Concerns over Scottish local income tax proposals

The Scottish Government is sticking to its plans to introduce a local income tax (LIT), despite fears from a number of quarters over whether the proposed tax would be workable.

The reform, as proposed by the Scottish National Party administration, would replace the property-based council tax with an additional 3p in the pound on basic rate income tax, levied on all taxpayers resident in Scotland, but excluding investment income. It would be set centrally and collected on behalf of the Scottish Government by HM Revenue & Customs.

The implications of LIT go much wider than Scotland. HMRC would require extra resources, and it is likely that many employers throughout the UK would have to adapt their payroll systems.

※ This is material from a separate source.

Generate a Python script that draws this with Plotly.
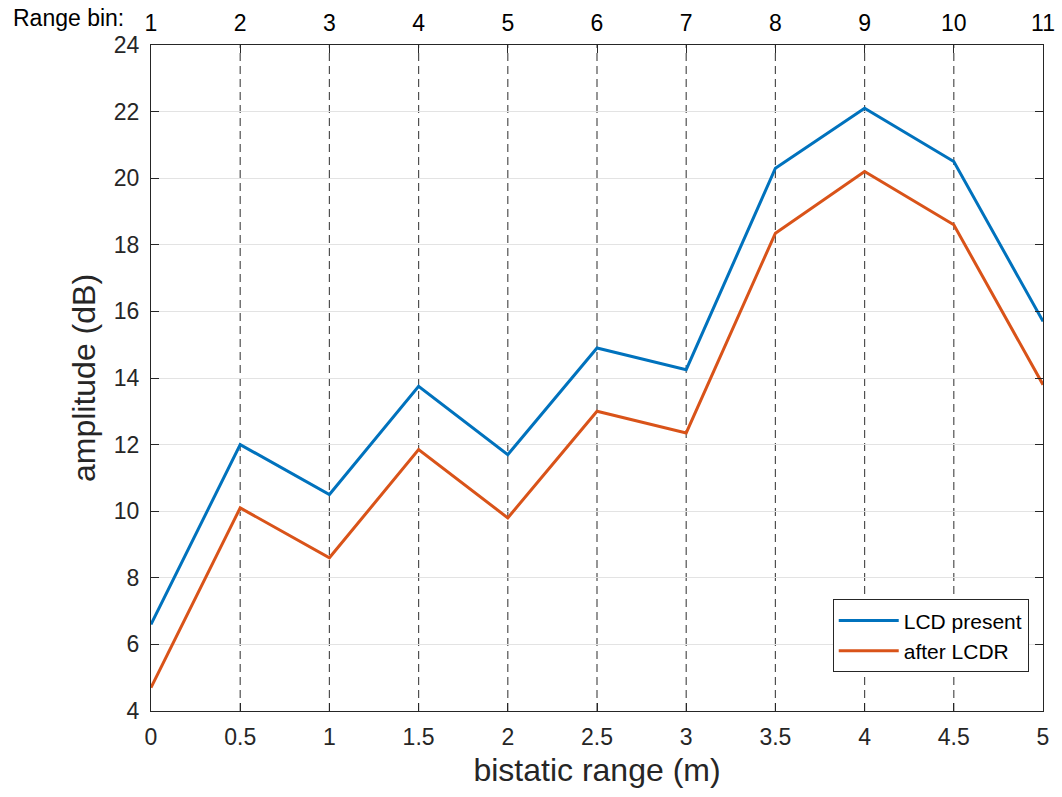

Consultation on the Scottish Government's paper, "A Fairer Local Tax for Scotland", closed on 18 July. Professional bodies involved with taxation and public finance – including the Institute of Chartered Accountants of Scotland – have raised concerns over the proposals.

These include doubts as to whether the Scotland Act 1998 grants sufficient powers to introduce the tax as set out by the SNP, and also concerns that differences between existing income tax and the LIT would create added complexity.

Some business organisations have expressed fears that the perception of Scotland as a place to live and work could be adversely affected if its headline rate of income tax was higher than elsewhere in the UK.

John Swinney, Secretary for Finance and Sustainable Growth in the Scottish Government, said: "Scotland needs a local tax system with fairness at its very foundation – based on the ability to pay." And added that LIT has the support of a majority of voters.